> **What you will do**
Lines containing the word "Output" are the ones to copy from the records below.

> **Data listing**
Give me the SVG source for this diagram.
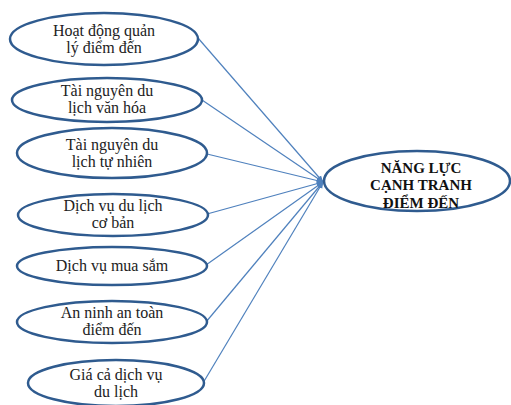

--

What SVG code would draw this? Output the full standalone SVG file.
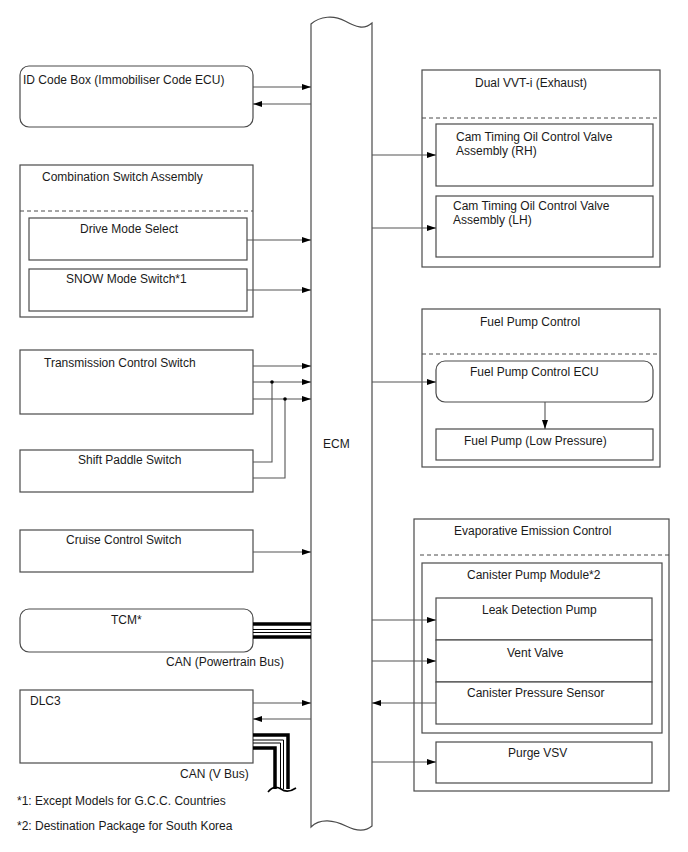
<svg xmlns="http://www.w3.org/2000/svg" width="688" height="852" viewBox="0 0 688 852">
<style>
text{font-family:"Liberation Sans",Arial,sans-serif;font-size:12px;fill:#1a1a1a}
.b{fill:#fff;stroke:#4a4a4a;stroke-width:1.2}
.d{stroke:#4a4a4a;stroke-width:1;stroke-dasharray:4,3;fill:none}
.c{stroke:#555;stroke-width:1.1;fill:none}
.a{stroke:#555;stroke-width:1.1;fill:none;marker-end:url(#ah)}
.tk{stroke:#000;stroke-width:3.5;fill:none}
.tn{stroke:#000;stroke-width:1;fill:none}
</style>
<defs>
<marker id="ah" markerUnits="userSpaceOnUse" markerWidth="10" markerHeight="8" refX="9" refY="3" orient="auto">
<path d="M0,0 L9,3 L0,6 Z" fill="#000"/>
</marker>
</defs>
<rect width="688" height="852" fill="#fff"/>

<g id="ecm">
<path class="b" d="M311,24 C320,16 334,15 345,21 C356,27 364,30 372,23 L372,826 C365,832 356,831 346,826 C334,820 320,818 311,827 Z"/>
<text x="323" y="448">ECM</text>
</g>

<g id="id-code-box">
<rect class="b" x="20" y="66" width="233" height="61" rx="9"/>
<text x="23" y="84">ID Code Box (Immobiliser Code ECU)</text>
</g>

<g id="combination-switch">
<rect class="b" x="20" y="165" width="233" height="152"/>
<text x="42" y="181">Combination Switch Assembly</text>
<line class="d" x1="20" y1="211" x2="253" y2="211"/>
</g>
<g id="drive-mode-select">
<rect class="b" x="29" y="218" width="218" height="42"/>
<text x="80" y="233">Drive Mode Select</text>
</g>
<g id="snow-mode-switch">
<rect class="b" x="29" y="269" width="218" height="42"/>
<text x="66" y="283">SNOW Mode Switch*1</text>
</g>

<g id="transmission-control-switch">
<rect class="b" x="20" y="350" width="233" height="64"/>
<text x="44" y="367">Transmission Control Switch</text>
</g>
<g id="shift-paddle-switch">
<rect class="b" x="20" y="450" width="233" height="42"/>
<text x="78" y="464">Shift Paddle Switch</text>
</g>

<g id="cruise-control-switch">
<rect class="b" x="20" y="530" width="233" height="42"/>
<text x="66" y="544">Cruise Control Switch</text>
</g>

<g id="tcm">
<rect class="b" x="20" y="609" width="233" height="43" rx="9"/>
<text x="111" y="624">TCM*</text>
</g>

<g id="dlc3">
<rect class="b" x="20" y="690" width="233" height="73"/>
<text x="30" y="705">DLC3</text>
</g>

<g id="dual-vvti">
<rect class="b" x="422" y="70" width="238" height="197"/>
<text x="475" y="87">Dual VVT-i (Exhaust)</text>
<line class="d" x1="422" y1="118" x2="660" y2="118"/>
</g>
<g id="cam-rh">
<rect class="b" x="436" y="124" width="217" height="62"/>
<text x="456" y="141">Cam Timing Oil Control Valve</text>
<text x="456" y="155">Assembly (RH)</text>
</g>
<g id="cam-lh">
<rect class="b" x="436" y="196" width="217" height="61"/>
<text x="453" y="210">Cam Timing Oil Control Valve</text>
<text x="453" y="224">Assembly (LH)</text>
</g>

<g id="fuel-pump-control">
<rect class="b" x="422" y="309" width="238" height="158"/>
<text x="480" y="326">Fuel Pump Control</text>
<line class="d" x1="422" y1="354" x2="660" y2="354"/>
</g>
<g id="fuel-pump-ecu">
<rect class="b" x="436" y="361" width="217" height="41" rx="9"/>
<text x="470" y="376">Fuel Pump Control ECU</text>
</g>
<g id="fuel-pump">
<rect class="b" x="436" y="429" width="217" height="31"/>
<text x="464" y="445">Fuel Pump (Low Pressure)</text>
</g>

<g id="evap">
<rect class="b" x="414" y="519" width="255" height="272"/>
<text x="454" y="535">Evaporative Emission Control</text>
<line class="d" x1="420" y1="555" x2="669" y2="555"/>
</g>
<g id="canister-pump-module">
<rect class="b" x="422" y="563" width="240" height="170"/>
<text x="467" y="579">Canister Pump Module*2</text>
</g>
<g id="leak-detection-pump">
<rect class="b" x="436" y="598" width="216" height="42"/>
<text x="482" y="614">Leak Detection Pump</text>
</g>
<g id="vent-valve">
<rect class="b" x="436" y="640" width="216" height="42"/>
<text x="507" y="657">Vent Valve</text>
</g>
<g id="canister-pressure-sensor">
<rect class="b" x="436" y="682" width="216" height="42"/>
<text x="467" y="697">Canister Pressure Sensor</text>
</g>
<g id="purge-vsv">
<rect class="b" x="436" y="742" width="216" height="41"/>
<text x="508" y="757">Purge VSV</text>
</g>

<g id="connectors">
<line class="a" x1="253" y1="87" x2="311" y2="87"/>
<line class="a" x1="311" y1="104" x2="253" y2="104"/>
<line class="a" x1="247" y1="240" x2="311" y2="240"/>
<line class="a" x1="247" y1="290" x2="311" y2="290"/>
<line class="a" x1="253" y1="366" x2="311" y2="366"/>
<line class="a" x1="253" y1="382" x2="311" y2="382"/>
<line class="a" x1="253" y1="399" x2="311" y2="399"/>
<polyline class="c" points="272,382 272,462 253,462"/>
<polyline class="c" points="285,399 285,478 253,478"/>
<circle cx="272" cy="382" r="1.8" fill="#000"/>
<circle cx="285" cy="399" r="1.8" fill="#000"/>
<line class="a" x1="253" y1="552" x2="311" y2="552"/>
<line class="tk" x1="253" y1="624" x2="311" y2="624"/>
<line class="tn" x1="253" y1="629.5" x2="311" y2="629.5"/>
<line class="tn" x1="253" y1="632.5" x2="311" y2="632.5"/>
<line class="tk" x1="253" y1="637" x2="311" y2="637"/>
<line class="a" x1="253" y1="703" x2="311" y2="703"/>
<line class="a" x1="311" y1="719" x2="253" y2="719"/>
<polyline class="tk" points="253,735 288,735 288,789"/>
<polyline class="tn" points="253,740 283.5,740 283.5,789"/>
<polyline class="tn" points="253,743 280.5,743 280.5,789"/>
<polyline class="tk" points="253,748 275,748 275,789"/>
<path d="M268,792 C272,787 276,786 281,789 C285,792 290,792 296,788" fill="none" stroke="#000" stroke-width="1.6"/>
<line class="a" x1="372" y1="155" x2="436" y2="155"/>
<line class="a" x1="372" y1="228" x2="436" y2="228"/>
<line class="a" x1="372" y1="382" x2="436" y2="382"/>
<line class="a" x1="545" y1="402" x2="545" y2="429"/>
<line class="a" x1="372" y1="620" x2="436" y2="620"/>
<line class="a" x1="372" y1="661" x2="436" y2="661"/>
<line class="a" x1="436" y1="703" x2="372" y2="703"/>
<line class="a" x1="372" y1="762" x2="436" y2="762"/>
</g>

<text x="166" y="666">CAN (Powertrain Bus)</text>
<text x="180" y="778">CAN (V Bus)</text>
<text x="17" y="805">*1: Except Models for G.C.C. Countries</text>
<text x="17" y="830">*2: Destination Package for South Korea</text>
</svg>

--

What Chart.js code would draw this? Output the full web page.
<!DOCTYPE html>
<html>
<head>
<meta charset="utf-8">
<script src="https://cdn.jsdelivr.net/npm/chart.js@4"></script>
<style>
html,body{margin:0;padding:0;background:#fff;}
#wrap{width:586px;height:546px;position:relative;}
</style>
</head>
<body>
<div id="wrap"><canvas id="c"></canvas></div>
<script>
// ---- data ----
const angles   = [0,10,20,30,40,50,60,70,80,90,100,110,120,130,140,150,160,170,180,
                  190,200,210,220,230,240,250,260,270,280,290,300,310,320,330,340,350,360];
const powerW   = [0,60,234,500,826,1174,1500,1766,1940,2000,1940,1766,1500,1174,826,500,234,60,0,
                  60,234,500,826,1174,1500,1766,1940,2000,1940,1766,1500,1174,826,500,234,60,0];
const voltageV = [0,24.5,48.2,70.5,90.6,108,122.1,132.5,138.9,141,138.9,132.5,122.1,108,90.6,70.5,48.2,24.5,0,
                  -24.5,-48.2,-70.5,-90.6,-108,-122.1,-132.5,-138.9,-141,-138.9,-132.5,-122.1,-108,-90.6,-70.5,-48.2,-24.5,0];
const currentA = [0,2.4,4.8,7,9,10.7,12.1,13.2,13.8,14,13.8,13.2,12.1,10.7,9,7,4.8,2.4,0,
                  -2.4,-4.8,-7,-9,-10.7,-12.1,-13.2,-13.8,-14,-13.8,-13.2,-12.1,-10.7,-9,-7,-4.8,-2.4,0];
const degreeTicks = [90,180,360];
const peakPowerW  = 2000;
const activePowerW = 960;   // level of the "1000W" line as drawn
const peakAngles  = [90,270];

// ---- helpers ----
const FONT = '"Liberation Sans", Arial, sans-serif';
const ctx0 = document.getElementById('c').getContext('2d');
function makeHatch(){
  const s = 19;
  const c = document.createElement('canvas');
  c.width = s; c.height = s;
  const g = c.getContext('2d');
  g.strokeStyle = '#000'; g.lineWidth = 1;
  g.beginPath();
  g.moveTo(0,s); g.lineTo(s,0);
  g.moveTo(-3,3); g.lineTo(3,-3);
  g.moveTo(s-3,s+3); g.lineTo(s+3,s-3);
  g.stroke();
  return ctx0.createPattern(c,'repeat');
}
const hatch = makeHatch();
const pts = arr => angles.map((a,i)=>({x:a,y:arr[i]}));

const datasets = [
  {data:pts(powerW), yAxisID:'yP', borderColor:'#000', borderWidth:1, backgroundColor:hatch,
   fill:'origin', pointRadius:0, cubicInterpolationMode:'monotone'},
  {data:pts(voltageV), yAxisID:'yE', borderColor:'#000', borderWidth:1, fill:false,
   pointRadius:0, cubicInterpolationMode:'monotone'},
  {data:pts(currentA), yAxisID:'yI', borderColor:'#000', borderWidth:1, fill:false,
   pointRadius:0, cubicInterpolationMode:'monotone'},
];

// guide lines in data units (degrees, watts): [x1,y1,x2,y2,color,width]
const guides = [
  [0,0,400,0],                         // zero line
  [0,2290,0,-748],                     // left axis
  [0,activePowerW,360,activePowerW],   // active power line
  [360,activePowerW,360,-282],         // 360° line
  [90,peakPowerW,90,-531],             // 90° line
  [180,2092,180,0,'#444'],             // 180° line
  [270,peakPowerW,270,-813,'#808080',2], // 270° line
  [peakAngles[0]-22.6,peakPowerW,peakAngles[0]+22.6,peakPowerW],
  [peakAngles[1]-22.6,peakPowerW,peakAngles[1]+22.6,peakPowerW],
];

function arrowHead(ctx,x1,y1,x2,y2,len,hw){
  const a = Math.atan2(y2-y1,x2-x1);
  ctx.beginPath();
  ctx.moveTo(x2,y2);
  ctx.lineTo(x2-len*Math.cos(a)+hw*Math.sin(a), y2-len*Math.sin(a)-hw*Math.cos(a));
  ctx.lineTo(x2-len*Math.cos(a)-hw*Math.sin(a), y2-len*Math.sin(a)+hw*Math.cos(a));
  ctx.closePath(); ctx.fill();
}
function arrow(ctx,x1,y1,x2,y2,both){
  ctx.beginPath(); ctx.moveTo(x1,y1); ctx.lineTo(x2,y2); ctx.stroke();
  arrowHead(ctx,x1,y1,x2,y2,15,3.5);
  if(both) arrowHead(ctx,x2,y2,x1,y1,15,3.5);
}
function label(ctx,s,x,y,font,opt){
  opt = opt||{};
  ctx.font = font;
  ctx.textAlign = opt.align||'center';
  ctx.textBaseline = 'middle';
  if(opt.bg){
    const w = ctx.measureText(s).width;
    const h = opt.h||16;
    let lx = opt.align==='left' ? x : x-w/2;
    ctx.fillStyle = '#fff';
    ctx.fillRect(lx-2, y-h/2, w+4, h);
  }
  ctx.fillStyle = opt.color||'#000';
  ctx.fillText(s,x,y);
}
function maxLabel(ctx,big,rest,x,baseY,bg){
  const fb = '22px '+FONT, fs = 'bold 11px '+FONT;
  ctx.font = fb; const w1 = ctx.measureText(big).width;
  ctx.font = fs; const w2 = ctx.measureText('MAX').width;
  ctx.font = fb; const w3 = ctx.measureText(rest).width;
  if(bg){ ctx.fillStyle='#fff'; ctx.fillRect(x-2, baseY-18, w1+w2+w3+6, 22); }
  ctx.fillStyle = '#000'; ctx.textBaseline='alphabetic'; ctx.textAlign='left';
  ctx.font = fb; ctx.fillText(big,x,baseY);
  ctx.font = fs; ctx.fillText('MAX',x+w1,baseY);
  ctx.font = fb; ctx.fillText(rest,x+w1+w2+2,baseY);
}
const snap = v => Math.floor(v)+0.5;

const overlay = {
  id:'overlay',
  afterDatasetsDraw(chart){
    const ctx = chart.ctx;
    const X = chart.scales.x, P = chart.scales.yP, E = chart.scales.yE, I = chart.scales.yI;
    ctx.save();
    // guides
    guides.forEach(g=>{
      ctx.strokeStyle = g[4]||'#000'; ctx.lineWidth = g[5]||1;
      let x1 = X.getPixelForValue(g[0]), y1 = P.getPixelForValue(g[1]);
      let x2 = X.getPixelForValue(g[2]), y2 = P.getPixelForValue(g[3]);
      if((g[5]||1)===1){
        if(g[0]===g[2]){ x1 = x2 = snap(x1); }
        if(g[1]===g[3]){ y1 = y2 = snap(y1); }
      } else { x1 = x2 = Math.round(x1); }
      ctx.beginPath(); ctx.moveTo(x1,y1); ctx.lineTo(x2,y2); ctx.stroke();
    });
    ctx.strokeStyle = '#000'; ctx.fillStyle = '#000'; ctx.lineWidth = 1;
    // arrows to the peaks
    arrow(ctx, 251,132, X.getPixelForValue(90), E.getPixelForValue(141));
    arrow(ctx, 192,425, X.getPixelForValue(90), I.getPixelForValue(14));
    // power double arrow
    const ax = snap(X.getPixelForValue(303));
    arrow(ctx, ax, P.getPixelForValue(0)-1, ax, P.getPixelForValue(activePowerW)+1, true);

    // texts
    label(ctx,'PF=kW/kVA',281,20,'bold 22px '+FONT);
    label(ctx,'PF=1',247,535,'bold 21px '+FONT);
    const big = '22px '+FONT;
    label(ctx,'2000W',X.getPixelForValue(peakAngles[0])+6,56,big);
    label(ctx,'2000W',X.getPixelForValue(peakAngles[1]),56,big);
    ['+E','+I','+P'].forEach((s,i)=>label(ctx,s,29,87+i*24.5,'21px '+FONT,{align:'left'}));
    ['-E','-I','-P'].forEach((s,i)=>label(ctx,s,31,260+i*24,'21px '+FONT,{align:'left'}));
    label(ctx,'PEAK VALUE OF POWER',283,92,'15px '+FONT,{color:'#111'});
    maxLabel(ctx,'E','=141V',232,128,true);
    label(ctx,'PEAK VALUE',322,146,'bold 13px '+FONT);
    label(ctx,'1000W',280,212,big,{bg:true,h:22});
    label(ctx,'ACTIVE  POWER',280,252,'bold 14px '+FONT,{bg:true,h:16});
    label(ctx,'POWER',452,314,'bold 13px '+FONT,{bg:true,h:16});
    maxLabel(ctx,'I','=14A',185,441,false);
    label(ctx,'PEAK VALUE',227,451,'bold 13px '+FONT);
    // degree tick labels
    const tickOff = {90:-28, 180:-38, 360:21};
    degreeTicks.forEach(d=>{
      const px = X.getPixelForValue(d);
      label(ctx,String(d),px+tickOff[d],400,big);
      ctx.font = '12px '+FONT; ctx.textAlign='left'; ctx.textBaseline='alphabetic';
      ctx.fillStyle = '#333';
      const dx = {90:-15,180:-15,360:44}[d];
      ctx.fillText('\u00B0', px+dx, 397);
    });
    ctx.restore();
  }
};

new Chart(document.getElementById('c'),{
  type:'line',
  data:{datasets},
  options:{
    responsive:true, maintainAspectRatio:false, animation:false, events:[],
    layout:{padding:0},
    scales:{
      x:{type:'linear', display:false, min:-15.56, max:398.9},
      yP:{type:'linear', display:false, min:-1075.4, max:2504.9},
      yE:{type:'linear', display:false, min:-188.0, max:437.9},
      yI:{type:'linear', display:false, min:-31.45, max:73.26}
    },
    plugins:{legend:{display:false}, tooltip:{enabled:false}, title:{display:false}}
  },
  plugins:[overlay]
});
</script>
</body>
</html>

> **Result for this exercise**
What SVG code would draw this? Output the full standalone SVG file.
What Chart.js code would draw this? Output the full web page.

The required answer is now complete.